Earlier this month, five former Republican secretaries of state signed a letter to the Senate committee that had endorsed Mr. Bolton's nomination, but Mr. Powell was not among them. In a telephone conversation with Mr. Chafee, the associates said, Mr. Powell said he had not joined in the endorsement in part because he did not normally sign group letters, but also because he believed such endorsements were appropriate only in cases where his point of view was clear-cut.

Told of the accounts provided by Mr. Powell's associates, a spokeswoman for Mr. Powell, Peggy Cifrino, said in an e-mail message: "To be precise, General Powell has returned calls from senators who wanted to discuss specific questions that have been raised. He has not reached out to senators. The general considers the discussions private."

Mr. Powell served as secretary of state under Mr. Bush for nearly four years, and had told associates in 2004 that he was looking forward to returning to private life. But Mr. Powell was described by some associates as hurt that Mr. Bush, in selecting Ms. Rice as the new secretary, had not asked Mr. Powell if he wanted to stay on. Mr. Powell remains highly regarded by many moderate Republicans, but as secretary of state, his relationship with Vice President Dick Cheney was notably strained, according to many accounts, including a detailed narrative in the book "Plan of Attack," by Bob Woodward of The Washington Post.

Mr. Cheney is now regarded as Mr. Bolton's chief patron within the administration, and some administration officials say he has strongly resisted the idea that the White House may withdraw the Bolton nomination in the face of Democratic complaints and Republican wavering. The chief White House spokesman, Scott McClellan, said today that the White House would try vigorously to answer any questions that Republican senators had about Mr. Bolton's nomination, and he dismissed as unsubstantiated the accusations that Mr. Bolton had behaved inappropriately in his dealings with intelligence analysts and other subordinates.

In a brief interview this week, Mr. Chafee declined to discuss any conversation with Mr. Powell, saying that "I'm going to keep some things confidential." A spokesman for Mr. Hagel, Mike Buttry, would say only that "Senator Hagel and Secretary Powell speak frequently about a lot of things," adding, "Senator Hagel doesn't comment on their private conversations."

A spokesman for Senator Richard Lugar, Republican of Indiana, chairman of the Foreign Relations Committee, said that Mr. Lugar had not spoken with Mr. Powell to discuss the Bolton nomination.
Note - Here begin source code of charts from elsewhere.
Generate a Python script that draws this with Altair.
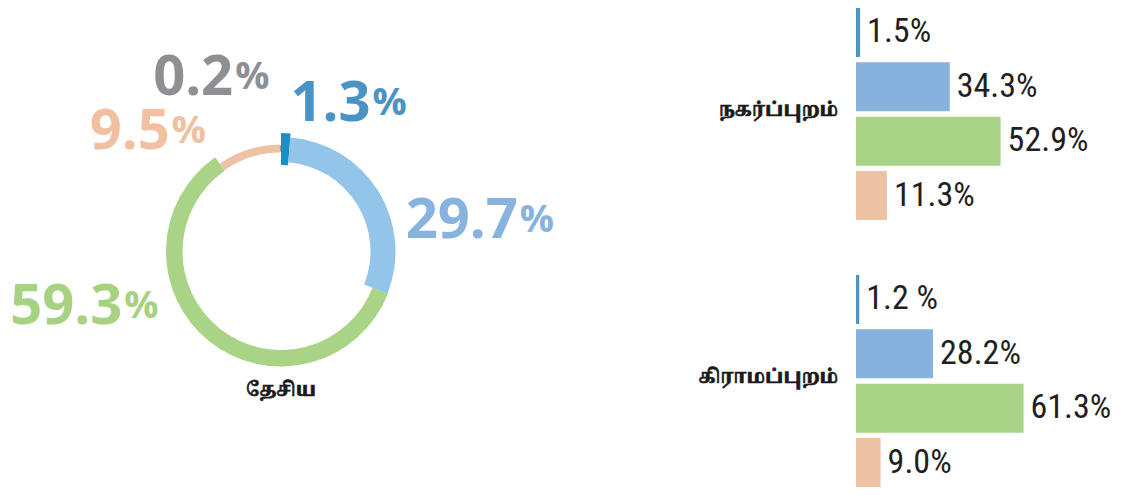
import math
import altair as alt
import pandas as pd

# ---------------- data ----------------
categories = ["k1", "k2", "k3", "k4", "k5"]
national_values = [1.3, 29.7, 59.3, 9.5, 0.2]
national_title = "தேசிய"

groups = ["நகர்ப்புறம்", "கிராமப்புறம்"]
bar_categories = ["k1", "k2", "k3", "k4"]
urban_values = [1.5, 34.3, 52.9, 11.3]
urban_labels = ["1.5%", "34.3%", "52.9%", "11.3%"]
rural_values = [1.2, 28.2, 61.3, 9.0]
rural_labels = ["1.2 %", "28.2%", "61.3%", "9.0%"]

# ---------------- styles ----------------
ring_colors = ["#1f8dc3", "#93c4ea", "#a9d385", "#edc2a4", "#9a9a9a"]
text_colors = ["#4b93c4", "#88b3df", "#a6d282", "#f0c0a0", "#8e8f93"]
bar_colors = ["#4f93c0", "#88b2de", "#a9d386", "#edc1a3"]
ring_radii = [(118.5, 86.5), (114.5, 89.5), (115, 98.5), (107, 99), (106, 100)]
label_offsets = [(84, -13), (122, 41), (-75, -50), (-70, 9), (-47, -39)]
LABEL_R = 135
CX, CY = 273, 243.5
W, H = 1110, 479
TAMIL_FONT = "Noto Serif Tamil, Noto Sans Tamil, Lohit Tamil, FreeSerif, Noto Sans"
NUM_FONT = "Open Sans"
BAR_FONT = "Liberation Sans Narrow, Arial Narrow, Roboto Condensed, Liberation Sans"

nat_df = pd.DataFrame({"cat": categories, "value": national_values,
                       "order": list(range(len(categories)))})

theta_scale = alt.Scale(domain=[0, 100], range=[0, math.tau])

donut_base = alt.Chart(nat_df).transform_window(
    cum="sum(value)", sort=[alt.SortField("order", order="ascending")], frame=[None, 0]
).transform_calculate(
    start="datum.cum - datum.value",
    mid="datum.cum - datum.value / 2",
)

layers = []
for i, cat in enumerate(categories):
    outer, inner = ring_radii[i]
    layers.append(
        donut_base.transform_filter(alt.datum.cat == cat)
        .mark_arc(color=ring_colors[i])
        .encode(
            theta=alt.Theta("start:Q", scale=theta_scale),
            theta2="cum:Q",
            radius=alt.value(outer),
            radius2=alt.value(inner),
            x=alt.value(CX),
            y=alt.value(CY),
        )
    )
for i, cat in enumerate(categories):
    dx, dy = label_offsets[i]
    sel = donut_base.transform_filter(alt.datum.cat == cat)
    layers.append(
        sel.mark_text(font=NUM_FONT, fontWeight="bold", fontSize=56,
                      color=text_colors[i], align="right", dx=dx, dy=dy)
        .encode(theta=alt.Theta("mid:Q", scale=theta_scale),
                radius=alt.value(LABEL_R),
                text=alt.Text("value:Q", format=".1f"),
                x=alt.value(CX), y=alt.value(CY))
    )
    layers.append(
        sel.mark_text(font=NUM_FONT, fontWeight="bold", fontSize=38,
                      color=text_colors[i], align="left", dx=dx + 2, dy=dy)
        .encode(theta=alt.Theta("mid:Q", scale=theta_scale),
                radius=alt.value(LABEL_R),
                text=alt.value("%"),
                x=alt.value(CX), y=alt.value(CY))
    )

title_df = pd.DataFrame({"t": [national_title]})
layers.append(
    alt.Chart(title_df).mark_text(font=TAMIL_FONT, fontWeight="bold", fontSize=19,
                                  color="#1a1a1a", stroke="#1a1a1a", strokeWidth=0.7,
                                  baseline="middle")
    .encode(text="t:N", x=alt.value(CX), y=alt.value(CY + 138))
)

# ---------------- bars ----------------
rows = []
for g, vals, labs in [(groups[0], urban_values, urban_labels),
                      (groups[1], rural_values, rural_labels)]:
    for c, v, l in zip(bar_categories, vals, labs):
        rows.append({"group": g, "cat": c, "value": v, "label": l})
bars_df = pd.DataFrame(rows)
groups_df = pd.DataFrame({"group": groups})

y_enc = alt.Y("group:N", sort=groups, axis=None,
              scale=alt.Scale(domain=groups, paddingInner=0.206, paddingOuter=0))
yoff_enc = alt.YOffset("cat:N", sort=bar_categories,
                       scale=alt.Scale(domain=bar_categories, paddingInner=0.1, paddingOuter=0))
x_scale = alt.Scale(domain=[0, 90], range=[848, 1094])
x_enc = alt.X("value:Q", axis=None, scale=x_scale)

layers.append(
    alt.Chart(bars_df).mark_bar().encode(
        y=y_enc, yOffset=yoff_enc, x=x_enc, x2=alt.datum(0),
        color=alt.Color("cat:N", scale=alt.Scale(domain=bar_categories, range=bar_colors),
                        legend=None),
    )
)
layers.append(
    alt.Chart(bars_df).mark_text(align="left", dx=7, font=BAR_FONT, fontSize=34,
                                 color="#231f20", baseline="middle").encode(
        y=y_enc, yOffset=yoff_enc, x=x_enc, text="label:N"
    )
)
layers.append(
    alt.Chart(groups_df).mark_text(align="right", dx=-18, dy=-4, font=TAMIL_FONT,
                                   fontSize=19, fontWeight="bold", color="#1a1a1a",
                                   stroke="#1a1a1a", strokeWidth=0.7,
                                   baseline="middle").encode(
        y=y_enc, x=alt.datum(0, scale=x_scale), text="group:N"
    )
)

chart = alt.layer(*layers).properties(
    width=W, height=H, padding=0, background="white",
    autosize=alt.AutoSizeParams(type="none"),
).configure_view(stroke=None)

chart.save("out.html", embed_options={"renderer": "svg", "actions": False})
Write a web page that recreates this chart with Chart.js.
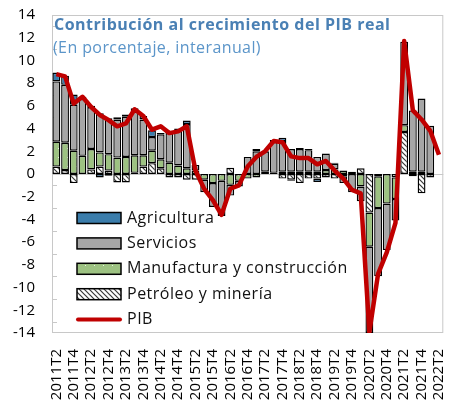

The associates of Mr. Powell who discussed the matter did so in response to repeated questions in recent days. They would not allow their names to be used, saying that they did not want to add to tensions between Mr. Powell and the White House, but said they were willing to discuss the matter in order to provide an accurate account of Mr. Powell's views.

One associate said that Mr. Powell had used at least one of the conversations to say that Mr. Bolton had worked "fairly well" with Mr. Powell on several issues, including those related to Iran, an effort known as the Proliferation Security Initiative, and the phasing out of the Anti-Ballistic Treaty with Russia and the phasing in of an alternative known as the Moscow Treaty. But associates said Mr. Powell had also made clear that Mr. Bolton had "had problems" with Mr. Westermann and others who disagreed with him.

"In short, he gave the senator a balanced appraisal of Bolton," Mr. Powell's associate said of one call, between Mr. Powell and Mr. Chafee.

Staff members of the Foreign Relations Committee were working today to strike an agreement between Democrats and Republicans on a plan to seek further information about a number of disputed issues related to Mr. Bolton, including his requests to the National Security Agency for identifying information about American officials mentioned in communications intercepted by the agency.